:: INFORMATION SHOWN ::

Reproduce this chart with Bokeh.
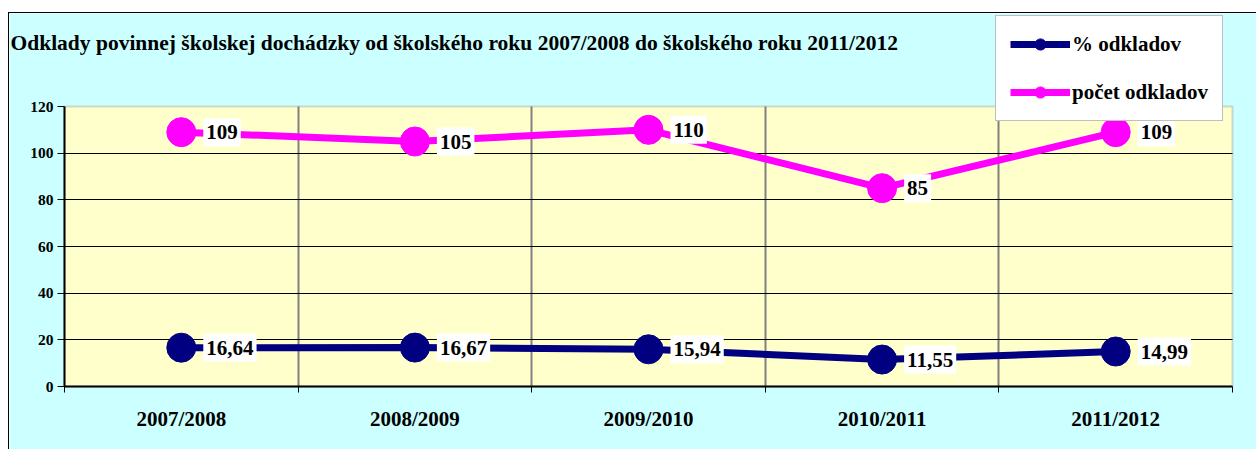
from bokeh.plotting import figure
from bokeh.models import (Range1d, FixedTicker, ColumnDataSource, Legend, LegendItem,
                          Label, BoxAnnotation, Grid)
from bokeh.core.properties import value
from bokeh.embed import file_html
from bokeh.resources import INLINE

years = ["2007/2008", "2008/2009", "2009/2010", "2010/2011", "2011/2012"]
pct = [16.64, 16.67, 15.94, 11.55, 14.99]
count = [109, 105, 110, 85, 109]
y_ticks = [0, 20, 40, 60, 80, 100, 120]
title_text = "Odklady povinnej školskej dochádzky od školského roku 2007/2008 do školského roku 2011/2012"

FONT = "Liberation Serif"
NAVY = "#000080"
MAG = "#FF00FF"
CYAN = "#CCFFFF"
YELLOW = "#FFFFCC"
GRAY = "#808080"

W, H = 1248, 437
# plot-area placement inside the canvas (pixels)
PL, PR, PT, PB = 55, 1223, 93, 373
n = len(years)
ymax = y_ticks[-1]
xs = (PR - PL) / n
ys = (PB - PT) / ymax

xc = [i + 0.5 for i in range(n)]
src = ColumnDataSource(dict(
    x=xc, pct=pct, count=count,
    pct_lbl=[f"{v:.2f}".replace(".", ",") for v in pct],
    cnt_lbl=[str(v) for v in count],
))

p = figure(width=W, height=H, output_backend="svg", toolbar_location=None,
           x_range=Range1d(-PL / xs, n + (W - PR) / xs),
           y_range=Range1d(-(H - PB) / ys, ymax + PT / ys),
           min_border=0, background_fill_color=CYAN, border_fill_color=CYAN)
p.margin = (12, 0, 0, 8)
p.styles = {"border-top": "1px solid black", "border-left": "1px solid black"}
p.outline_line_color = None

# plot area
p.add_layout(BoxAnnotation(left=0, right=n, bottom=0, top=ymax, fill_color=YELLOW,
                           fill_alpha=1, line_color=GRAY, line_width=2, level="image"))

# axes
p.xaxis.fixed_location = 0
p.xaxis.bounds = (0, n)
p.xaxis.ticker = FixedTicker(ticks=xc, minor_ticks=list(range(n + 1)))
p.xaxis.major_label_overrides = {x: y for x, y in zip(xc, years)}
p.xaxis.major_tick_out = 0
p.xaxis.major_tick_in = 0
p.xaxis.minor_tick_out = 6
p.xaxis.minor_tick_in = 0
p.xaxis.minor_tick_line_color = "black"
p.xaxis.major_label_standoff = 14
p.xaxis.major_label_text_font = FONT
p.xaxis.major_label_text_font_style = "bold"
p.xaxis.major_label_text_font_size = "21px"
p.xaxis.major_label_text_color = "black"
p.xaxis.axis_line_color = "black"
p.xaxis.axis_line_width = 2

p.yaxis.fixed_location = 0
p.yaxis.bounds = (0, ymax)
p.yaxis.ticker = FixedTicker(ticks=y_ticks)
p.yaxis.major_tick_out = 7
p.yaxis.major_tick_in = 0
p.yaxis.minor_tick_out = 0
p.yaxis.major_tick_line_color = "black"
p.yaxis.major_label_standoff = 4
p.yaxis.major_label_text_font = FONT
p.yaxis.major_label_text_font_style = "bold"
p.yaxis.major_label_text_font_size = "15.5px"
p.yaxis.major_label_text_color = "black"
p.yaxis.axis_line_color = "black"
p.yaxis.axis_line_width = 2

bounds_x = list(range(1, n))
if "cross_bounds" in Grid.properties():
    p.xgrid.ticker = FixedTicker(ticks=bounds_x)
    p.xgrid.cross_bounds = (0, ymax)
    p.xgrid.grid_line_color = GRAY
    p.xgrid.grid_line_width = 2
    p.ygrid.ticker = FixedTicker(ticks=y_ticks[1:-1])
    p.ygrid.cross_bounds = (0, n)
    p.ygrid.grid_line_color = "black"
    p.ygrid.grid_line_width = 1
else:
    p.xgrid.visible = False
    p.ygrid.visible = False
    p.segment(x0=bounds_x, x1=bounds_x, y0=[0] * len(bounds_x), y1=[ymax] * len(bounds_x),
              line_color=GRAY, line_width=2)
    gy = y_ticks[1:-1]
    p.segment(x0=[0] * len(gy), x1=[n] * len(gy), y0=gy, y1=gy, line_color="black", line_width=1)

# series
l1 = p.line("x", "count", source=src, color=MAG, line_width=7)
s1 = p.scatter("x", "count", source=src, color=MAG, size=29)
l2 = p.line("x", "pct", source=src, color=NAVY, line_width=7)
s2 = p.scatter("x", "pct", source=src, color=NAVY, size=29)

for col, ycol in (("cnt_lbl", "count"), ("pct_lbl", "pct")):
    p.text("x", ycol, text=col, source=src, x_offset=22, text_align="left",
           text_baseline="middle", text_font=value(FONT), text_font_style="bold",
           text_font_size="21px", text_color="black",
           background_fill_color="white", padding=dict(left=3, right=3, top=7, bottom=7))

# title
p.add_layout(Label(x=1, y=H - 29, x_units="screen", y_units="screen", text=title_text,
                   text_font=FONT, text_font_style="bold", text_font_size="21.5px",
                   text_baseline="middle", text_color="black"))

# legend
legend = Legend(items=[LegendItem(label="% odkladov", renderers=[l2, s2]),
                       LegendItem(label="počet odkladov", renderers=[l1, s1])],
                location=(986, H - 108))
legend.label_text_font = FONT
legend.label_text_font_style = "bold"
legend.label_text_font_size = "21px"
legend.label_text_color = "black"
legend.glyph_width = 60
legend.glyph_height = 28
legend.label_height = 28
legend.label_standoff = 2
legend.spacing = 20
legend.padding = 14
legend.margin = 0
legend.border_line_color = GRAY
legend.border_line_width = 1.5
legend.background_fill_color = "white"
legend.background_fill_alpha = 1
p.add_layout(legend, "center")

open("out.html", "w").write(file_html(p, INLINE))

:::

# [DO THIS]
Starting at the top of the listing above, reproduce each line up to and including the one with "from bokeh.resources import INLINE"; omit the pictures.

# [TASK SOLUTION]
Reproduce this chart with Bokeh.
from bokeh.plotting import figure
from bokeh.models import (Range1d, FixedTicker, ColumnDataSource, Legend, LegendItem,
                          Label, BoxAnnotation, Grid)
from bokeh.core.properties import value
from bokeh.embed import file_html
from bokeh.resources import INLINE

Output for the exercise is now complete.